▶ What this task involves
In the listing that follows, retype every line from the first through the one containing "import matplotlib.pyplot as plt". Pictures are to be left out.

>> Begin

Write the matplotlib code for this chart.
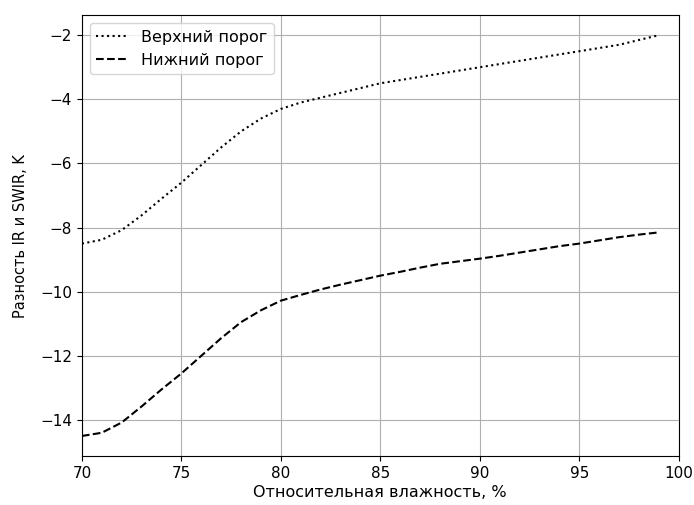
import matplotlib
matplotlib.use("Agg")
import matplotlib.pyplot as plt

humidity = list(range(70, 100))
upper = [-8.5, -8.38, -8.08, -7.62, -7.1, -6.6, -6.05, -5.5, -5.0, -4.6,
         -4.3, -4.1, -3.95, -3.8, -3.65, -3.5, -3.4, -3.3, -3.2, -3.1,
         -3.0, -2.9, -2.8, -2.7, -2.6, -2.5, -2.4, -2.3, -2.15, -2.0]
lower = [-14.5, -14.4, -14.08, -13.58, -13.05, -12.55, -12.0, -11.45, -10.95, -10.58,
         -10.28, -10.1, -9.93, -9.78, -9.64, -9.5, -9.38, -9.25, -9.13, -9.05,
         -8.97, -8.88, -8.78, -8.68, -8.58, -8.5, -8.4, -8.3, -8.22, -8.15]

fig = plt.figure(figsize=(6.94, 5.05), dpi=100)
ax = fig.add_axes([0.118, 0.097, 0.860, 0.873])
ax.plot(humidity, upper, color="black", linestyle=":", linewidth=1.5, label="Верхний порог")
ax.plot(humidity, lower, color="black", linestyle="--", linewidth=1.5, label="Нижний порог")
ax.set_xlim(70, 100)
ax.set_xlabel("Относительная влажность, %", fontsize=11.5, labelpad=3)
ax.set_ylabel("Разность IR и SWIR, K", fontsize=10.5, labelpad=9)
ax.tick_params(labelsize=11)
ax.grid(True, color="#b0b0b0", linewidth=0.8)
ax.legend(loc="upper left", fontsize=11.5)
fig.savefig("out.png", dpi=100)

>> End

▶ Result
Write the matplotlib code for this chart.
import matplotlib
matplotlib.use("Agg")
import matplotlib.pyplot as plt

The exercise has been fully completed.